→ **Raw data**
########

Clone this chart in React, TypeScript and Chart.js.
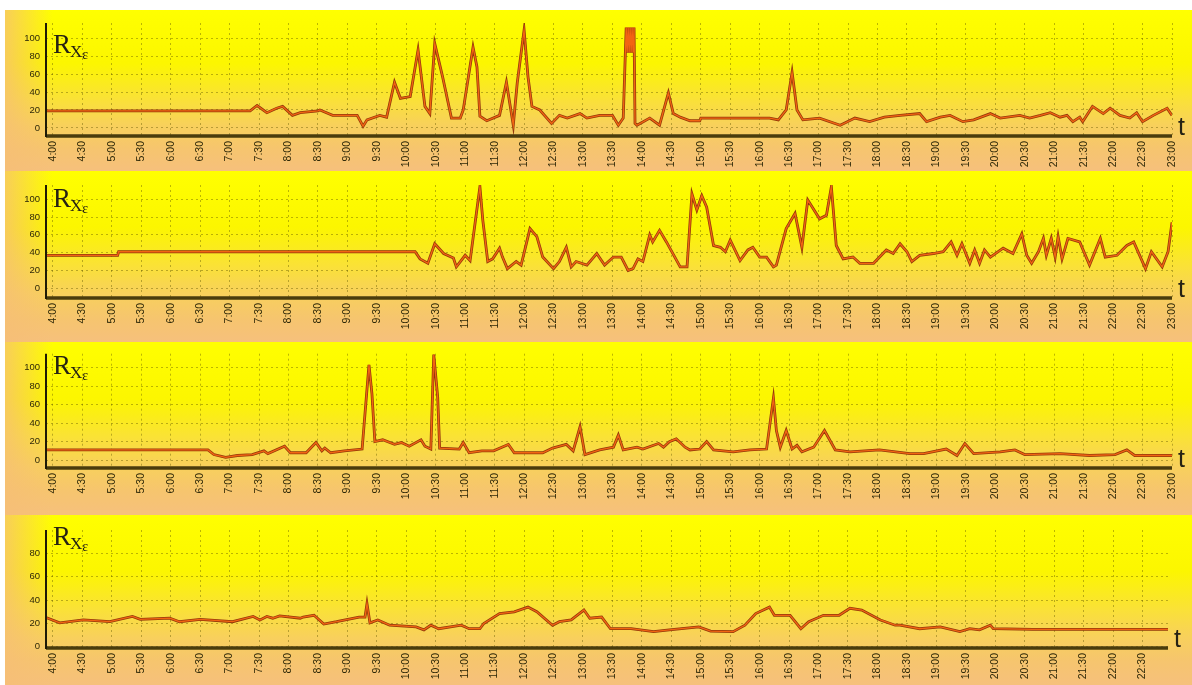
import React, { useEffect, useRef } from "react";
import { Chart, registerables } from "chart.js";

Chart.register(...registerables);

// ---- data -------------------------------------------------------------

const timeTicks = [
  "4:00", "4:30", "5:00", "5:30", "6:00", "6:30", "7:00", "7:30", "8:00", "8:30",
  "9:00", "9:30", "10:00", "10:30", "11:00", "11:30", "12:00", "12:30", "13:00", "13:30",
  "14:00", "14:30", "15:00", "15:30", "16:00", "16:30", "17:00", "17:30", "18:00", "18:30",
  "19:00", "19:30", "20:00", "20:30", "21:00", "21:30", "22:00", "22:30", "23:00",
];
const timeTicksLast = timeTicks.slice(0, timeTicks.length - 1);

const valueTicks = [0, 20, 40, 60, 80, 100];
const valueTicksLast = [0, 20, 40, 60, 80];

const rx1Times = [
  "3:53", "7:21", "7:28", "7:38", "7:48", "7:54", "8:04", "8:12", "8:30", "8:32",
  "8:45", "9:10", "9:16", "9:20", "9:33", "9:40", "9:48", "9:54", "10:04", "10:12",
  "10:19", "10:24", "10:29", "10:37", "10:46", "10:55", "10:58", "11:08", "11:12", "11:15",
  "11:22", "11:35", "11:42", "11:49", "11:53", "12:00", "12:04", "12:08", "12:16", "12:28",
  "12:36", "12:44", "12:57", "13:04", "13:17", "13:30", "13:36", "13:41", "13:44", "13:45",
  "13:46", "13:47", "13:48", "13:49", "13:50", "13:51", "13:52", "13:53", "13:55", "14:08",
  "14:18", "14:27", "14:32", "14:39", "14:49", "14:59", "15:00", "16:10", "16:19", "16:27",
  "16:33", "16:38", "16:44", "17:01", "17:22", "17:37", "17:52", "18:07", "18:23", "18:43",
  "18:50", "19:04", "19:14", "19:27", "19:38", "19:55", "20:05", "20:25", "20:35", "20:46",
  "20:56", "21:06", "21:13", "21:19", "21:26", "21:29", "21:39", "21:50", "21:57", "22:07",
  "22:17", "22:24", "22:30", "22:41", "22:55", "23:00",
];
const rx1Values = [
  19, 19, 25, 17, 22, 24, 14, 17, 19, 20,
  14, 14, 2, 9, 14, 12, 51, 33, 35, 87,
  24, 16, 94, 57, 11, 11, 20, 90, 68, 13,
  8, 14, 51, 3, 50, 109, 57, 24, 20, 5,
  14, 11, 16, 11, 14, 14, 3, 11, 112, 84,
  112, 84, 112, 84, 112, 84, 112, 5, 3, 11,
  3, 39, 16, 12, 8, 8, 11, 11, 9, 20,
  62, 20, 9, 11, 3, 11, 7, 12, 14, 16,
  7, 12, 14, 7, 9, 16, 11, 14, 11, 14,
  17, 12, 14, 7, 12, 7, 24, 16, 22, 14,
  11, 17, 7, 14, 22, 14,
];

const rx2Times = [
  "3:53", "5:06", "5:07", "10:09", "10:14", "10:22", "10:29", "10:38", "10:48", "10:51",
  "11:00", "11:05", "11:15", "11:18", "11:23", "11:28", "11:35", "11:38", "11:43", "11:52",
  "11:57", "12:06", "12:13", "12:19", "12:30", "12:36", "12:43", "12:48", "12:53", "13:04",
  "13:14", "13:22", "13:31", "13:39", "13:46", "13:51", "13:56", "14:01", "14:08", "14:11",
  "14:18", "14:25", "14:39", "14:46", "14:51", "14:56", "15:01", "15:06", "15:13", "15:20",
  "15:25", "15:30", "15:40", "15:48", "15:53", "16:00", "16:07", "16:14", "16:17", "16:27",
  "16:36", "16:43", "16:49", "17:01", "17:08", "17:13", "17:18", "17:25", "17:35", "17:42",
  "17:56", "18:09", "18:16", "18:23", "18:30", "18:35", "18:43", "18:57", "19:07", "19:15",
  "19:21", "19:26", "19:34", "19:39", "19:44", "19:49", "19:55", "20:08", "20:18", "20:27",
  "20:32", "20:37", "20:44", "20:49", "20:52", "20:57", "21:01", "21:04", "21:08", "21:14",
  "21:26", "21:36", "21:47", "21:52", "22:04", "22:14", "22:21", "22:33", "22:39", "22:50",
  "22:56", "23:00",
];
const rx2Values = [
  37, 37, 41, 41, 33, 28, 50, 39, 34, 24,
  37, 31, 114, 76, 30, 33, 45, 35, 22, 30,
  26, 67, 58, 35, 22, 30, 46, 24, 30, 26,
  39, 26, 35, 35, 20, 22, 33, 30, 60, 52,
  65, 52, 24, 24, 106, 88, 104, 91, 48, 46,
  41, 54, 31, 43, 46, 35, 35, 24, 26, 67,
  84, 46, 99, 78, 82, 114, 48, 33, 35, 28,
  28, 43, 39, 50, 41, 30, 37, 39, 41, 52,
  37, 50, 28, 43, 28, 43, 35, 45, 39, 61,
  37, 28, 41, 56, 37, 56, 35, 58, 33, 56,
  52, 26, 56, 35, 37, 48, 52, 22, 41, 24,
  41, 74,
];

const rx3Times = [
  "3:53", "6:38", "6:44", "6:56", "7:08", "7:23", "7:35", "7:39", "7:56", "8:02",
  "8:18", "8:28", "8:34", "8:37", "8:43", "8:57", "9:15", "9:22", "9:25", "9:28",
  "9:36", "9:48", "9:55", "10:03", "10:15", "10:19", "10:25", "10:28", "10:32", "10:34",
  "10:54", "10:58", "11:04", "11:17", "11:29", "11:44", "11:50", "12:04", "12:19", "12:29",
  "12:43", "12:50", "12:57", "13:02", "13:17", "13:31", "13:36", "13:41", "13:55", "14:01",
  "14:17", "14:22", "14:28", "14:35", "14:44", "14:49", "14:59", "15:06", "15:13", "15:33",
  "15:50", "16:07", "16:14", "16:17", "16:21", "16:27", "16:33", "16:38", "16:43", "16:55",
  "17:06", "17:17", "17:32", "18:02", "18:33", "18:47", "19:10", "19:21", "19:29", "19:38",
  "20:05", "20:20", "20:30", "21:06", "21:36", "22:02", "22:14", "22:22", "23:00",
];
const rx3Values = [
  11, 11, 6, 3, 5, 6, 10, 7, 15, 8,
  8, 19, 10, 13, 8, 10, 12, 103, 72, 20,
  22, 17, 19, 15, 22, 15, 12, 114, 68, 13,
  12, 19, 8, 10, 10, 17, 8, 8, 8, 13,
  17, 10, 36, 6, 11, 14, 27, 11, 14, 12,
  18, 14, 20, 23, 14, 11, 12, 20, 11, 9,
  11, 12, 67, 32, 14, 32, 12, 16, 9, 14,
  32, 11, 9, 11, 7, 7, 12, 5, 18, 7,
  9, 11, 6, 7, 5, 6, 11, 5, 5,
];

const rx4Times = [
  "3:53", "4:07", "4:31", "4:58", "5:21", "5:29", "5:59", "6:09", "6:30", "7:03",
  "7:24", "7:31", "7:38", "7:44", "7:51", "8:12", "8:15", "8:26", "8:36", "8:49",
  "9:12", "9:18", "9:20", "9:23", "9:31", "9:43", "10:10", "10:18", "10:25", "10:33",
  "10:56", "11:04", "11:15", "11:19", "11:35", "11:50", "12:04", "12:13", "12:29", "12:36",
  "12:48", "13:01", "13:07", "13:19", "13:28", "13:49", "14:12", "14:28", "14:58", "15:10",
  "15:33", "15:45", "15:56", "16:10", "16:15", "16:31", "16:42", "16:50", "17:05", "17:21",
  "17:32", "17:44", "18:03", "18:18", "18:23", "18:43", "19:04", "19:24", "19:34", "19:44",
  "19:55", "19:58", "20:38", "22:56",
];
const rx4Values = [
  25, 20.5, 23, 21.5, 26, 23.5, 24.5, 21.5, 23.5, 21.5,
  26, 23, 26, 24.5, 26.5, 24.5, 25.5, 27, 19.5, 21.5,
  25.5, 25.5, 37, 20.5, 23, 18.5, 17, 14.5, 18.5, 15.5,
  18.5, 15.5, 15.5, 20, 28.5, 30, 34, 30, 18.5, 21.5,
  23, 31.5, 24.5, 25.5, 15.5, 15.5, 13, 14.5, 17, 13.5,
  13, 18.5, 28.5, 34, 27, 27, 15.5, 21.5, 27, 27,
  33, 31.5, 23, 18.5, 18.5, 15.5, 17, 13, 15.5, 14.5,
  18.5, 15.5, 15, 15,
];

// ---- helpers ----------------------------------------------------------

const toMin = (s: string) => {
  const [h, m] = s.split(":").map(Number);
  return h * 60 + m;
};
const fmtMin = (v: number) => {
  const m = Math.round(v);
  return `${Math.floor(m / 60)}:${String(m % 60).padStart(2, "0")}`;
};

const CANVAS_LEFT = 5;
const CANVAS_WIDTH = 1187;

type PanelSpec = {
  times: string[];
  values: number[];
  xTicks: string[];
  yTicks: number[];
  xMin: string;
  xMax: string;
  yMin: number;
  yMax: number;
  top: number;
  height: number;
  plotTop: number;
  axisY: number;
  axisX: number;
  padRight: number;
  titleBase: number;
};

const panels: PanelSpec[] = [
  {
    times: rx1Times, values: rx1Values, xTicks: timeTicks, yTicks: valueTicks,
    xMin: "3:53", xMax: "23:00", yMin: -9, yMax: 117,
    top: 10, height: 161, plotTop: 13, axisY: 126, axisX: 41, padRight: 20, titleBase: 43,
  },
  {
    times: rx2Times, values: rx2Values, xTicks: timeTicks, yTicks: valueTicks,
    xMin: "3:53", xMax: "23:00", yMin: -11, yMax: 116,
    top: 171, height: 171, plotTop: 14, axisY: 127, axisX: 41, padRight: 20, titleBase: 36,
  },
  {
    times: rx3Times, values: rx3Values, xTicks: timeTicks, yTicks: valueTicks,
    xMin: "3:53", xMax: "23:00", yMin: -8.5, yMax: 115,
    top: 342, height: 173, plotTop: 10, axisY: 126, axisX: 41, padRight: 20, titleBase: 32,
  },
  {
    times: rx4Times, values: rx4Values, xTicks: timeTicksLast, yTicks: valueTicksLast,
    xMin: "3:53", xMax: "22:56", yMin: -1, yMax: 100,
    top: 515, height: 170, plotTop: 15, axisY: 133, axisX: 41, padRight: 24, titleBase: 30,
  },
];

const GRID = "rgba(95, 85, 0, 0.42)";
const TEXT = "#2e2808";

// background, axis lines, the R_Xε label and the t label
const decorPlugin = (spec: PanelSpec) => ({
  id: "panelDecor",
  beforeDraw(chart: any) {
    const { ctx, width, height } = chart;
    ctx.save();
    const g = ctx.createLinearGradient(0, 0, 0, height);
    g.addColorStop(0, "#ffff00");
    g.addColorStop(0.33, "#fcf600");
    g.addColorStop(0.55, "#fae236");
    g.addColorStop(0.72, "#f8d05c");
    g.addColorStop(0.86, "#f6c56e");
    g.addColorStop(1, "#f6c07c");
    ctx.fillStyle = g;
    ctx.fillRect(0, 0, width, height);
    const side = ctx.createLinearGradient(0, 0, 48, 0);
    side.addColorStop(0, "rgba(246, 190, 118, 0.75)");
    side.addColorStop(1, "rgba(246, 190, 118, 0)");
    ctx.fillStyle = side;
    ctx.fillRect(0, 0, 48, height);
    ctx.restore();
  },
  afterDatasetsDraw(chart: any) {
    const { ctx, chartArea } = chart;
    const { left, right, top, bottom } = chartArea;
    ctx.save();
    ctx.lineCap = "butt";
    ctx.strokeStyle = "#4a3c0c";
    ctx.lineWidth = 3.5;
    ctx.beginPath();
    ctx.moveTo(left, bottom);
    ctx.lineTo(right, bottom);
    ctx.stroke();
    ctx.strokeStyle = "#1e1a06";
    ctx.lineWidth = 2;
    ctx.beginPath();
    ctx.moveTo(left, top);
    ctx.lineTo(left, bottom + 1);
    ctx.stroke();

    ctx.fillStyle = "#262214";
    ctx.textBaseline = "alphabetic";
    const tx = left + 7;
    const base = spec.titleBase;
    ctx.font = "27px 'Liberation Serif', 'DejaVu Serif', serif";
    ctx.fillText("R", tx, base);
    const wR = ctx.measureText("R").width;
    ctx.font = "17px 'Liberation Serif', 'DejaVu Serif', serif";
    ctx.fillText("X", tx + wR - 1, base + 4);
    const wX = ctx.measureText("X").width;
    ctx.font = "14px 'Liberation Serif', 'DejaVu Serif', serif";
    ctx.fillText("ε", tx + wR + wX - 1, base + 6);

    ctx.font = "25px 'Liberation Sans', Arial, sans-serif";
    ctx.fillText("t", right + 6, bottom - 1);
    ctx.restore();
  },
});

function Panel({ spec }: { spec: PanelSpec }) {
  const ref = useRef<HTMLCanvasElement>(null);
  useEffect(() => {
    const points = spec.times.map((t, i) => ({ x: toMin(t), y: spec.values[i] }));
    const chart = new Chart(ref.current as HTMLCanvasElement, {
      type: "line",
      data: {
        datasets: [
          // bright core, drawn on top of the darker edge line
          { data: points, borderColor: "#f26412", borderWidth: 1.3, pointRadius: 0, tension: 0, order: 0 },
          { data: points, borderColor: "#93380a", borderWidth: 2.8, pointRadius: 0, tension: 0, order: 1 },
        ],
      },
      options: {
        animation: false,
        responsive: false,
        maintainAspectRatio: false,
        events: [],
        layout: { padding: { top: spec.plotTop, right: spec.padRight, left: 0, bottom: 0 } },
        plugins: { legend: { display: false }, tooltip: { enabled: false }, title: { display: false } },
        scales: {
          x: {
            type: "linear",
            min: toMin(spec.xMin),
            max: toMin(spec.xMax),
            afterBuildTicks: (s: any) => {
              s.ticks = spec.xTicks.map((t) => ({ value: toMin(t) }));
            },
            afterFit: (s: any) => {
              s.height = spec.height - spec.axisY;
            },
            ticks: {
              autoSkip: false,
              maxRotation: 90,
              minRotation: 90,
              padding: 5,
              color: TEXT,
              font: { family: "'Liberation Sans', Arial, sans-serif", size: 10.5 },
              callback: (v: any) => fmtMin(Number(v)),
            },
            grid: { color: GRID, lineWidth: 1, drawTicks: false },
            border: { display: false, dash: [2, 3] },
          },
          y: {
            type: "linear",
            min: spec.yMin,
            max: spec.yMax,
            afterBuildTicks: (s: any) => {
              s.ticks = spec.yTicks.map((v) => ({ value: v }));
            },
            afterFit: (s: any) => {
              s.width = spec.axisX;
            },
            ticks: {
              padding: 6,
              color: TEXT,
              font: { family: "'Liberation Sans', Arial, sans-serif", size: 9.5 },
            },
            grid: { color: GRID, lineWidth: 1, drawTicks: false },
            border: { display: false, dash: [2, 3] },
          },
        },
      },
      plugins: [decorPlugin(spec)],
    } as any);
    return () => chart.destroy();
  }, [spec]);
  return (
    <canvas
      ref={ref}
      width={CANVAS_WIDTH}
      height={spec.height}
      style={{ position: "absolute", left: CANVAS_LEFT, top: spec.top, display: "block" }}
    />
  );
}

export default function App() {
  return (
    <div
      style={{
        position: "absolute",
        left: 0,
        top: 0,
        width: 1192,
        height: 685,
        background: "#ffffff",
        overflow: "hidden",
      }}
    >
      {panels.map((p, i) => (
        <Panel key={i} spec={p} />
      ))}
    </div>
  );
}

########

→ **Exercise**
Skip every picture and return the lines above from the top through the one that contains "Chart.register(...registerables);".

→ **Correct result**
Clone this chart in React, TypeScript and Chart.js.
import React, { useEffect, useRef } from "react";
import { Chart, registerables } from "chart.js";

Chart.register(...registerables);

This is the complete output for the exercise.